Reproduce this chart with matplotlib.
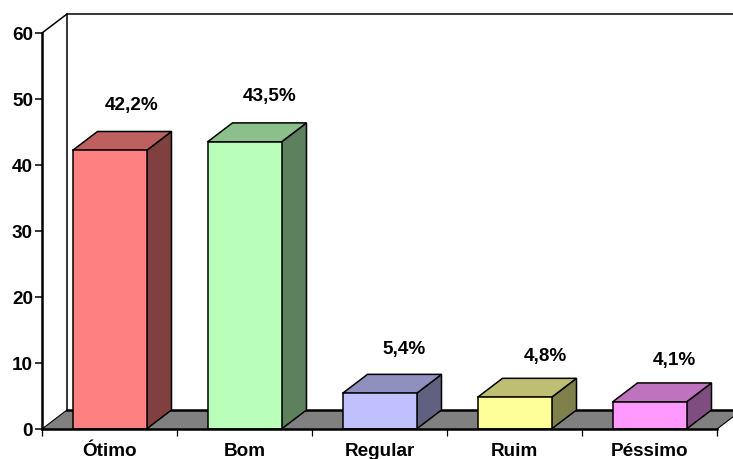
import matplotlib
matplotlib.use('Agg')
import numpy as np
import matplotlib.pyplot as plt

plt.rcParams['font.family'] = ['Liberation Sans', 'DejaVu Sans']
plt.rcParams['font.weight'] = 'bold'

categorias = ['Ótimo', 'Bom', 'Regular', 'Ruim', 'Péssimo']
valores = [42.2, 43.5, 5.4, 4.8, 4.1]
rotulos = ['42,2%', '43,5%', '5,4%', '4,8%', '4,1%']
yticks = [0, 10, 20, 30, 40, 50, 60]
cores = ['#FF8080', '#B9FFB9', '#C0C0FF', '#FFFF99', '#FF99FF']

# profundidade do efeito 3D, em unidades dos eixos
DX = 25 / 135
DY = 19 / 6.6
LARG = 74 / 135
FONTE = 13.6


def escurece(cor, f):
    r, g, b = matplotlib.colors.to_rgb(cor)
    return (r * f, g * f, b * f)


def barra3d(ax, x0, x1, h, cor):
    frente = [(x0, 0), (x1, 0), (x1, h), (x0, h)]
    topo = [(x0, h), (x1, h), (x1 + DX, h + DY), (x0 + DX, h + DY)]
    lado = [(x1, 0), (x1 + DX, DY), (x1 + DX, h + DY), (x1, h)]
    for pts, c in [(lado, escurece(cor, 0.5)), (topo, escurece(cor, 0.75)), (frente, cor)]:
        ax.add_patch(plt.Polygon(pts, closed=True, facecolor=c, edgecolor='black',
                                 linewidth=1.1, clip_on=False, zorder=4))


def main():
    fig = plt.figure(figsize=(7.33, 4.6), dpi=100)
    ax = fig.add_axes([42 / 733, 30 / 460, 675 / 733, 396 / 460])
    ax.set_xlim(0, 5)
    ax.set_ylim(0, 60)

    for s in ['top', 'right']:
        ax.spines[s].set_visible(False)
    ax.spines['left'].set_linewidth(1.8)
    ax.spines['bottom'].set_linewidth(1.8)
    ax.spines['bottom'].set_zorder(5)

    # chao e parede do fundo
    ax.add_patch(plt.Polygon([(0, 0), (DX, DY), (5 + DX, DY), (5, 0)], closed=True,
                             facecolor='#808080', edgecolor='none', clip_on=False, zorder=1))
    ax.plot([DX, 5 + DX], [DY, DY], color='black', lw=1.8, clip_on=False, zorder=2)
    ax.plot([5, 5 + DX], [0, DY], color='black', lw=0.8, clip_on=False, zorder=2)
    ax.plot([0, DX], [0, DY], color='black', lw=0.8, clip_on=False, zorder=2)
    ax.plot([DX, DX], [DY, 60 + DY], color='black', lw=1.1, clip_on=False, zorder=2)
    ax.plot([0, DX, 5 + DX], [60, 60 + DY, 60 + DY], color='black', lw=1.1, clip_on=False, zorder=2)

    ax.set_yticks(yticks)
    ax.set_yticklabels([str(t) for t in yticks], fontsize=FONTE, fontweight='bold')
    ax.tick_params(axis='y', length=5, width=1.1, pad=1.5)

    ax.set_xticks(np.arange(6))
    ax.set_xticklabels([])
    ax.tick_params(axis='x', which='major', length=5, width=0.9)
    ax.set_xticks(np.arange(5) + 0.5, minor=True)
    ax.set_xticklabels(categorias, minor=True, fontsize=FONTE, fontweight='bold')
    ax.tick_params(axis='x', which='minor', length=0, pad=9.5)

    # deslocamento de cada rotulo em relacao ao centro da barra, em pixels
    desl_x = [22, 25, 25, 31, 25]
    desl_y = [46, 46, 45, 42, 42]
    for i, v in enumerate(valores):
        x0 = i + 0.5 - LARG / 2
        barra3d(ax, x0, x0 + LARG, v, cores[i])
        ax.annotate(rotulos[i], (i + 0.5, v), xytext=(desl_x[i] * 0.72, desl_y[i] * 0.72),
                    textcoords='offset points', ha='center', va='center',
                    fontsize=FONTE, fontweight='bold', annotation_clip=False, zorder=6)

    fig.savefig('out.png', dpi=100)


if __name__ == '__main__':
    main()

**TASK DIRECTIONS:** From the first line of the listing above, repeat every line through the one holding "FONTE = 13.6". Both ends count, and pictures stay out.

**TASK OUTPUT:**
Reproduce this chart with matplotlib.
import matplotlib
matplotlib.use('Agg')
import numpy as np
import matplotlib.pyplot as plt

plt.rcParams['font.family'] = ['Liberation Sans', 'DejaVu Sans']
plt.rcParams['font.weight'] = 'bold'

categorias = ['Ótimo', 'Bom', 'Regular', 'Ruim', 'Péssimo']
valores = [42.2, 43.5, 5.4, 4.8, 4.1]
rotulos = ['42,2%', '43,5%', '5,4%', '4,8%', '4,1%']
yticks = [0, 10, 20, 30, 40, 50, 60]
cores = ['#FF8080', '#B9FFB9', '#C0C0FF', '#FFFF99', '#FF99FF']

# profundidade do efeito 3D, em unidades dos eixos
DX = 25 / 135
DY = 19 / 6.6
LARG = 74 / 135
FONTE = 13.6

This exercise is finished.